Our three children love and respect her deeply. They know that the greatest gifts they can give her are the relationships they already have with her. She is a special woman who gets me to “wise up” in various ways. She’s the “clue” in my “cluelessness.”
The third mom is my oldest daughter, Kecia. Just as my mom had three children, and Carol has three children, Kecia is now the mom to a trio. She is the steady influence to the three. I see my mom in her in terms of keeping her kids on task, and I see Carol in her in regards to her compassionate side. I stopped by her fourth grade classroom for a few moments this past week and it was evident how much her students admire and love her.
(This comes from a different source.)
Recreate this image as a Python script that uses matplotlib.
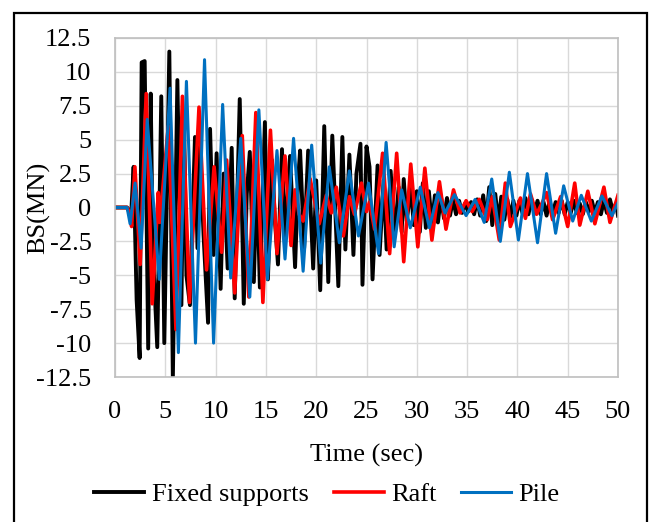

She’s like their “teacher-mom”, concerned for each one of them, thrilled with their progress, saddened by their heartaches.
Just as my mom and Carol have been steady influences and engaged parents, Kecia is that steady influence in a culture that often teeters on the the edge of chaos.
I am blessed to have lived, and now live in a home where laughter is as frequent as dancing granddaughters, and dressed-up super hero grandsons. “The Moms” are as essential to that as Miracle Whip on my hamburger!
Thank you, Lord, for the mom who has gone before me, the mom who walks with me, and the mom who is delighting me.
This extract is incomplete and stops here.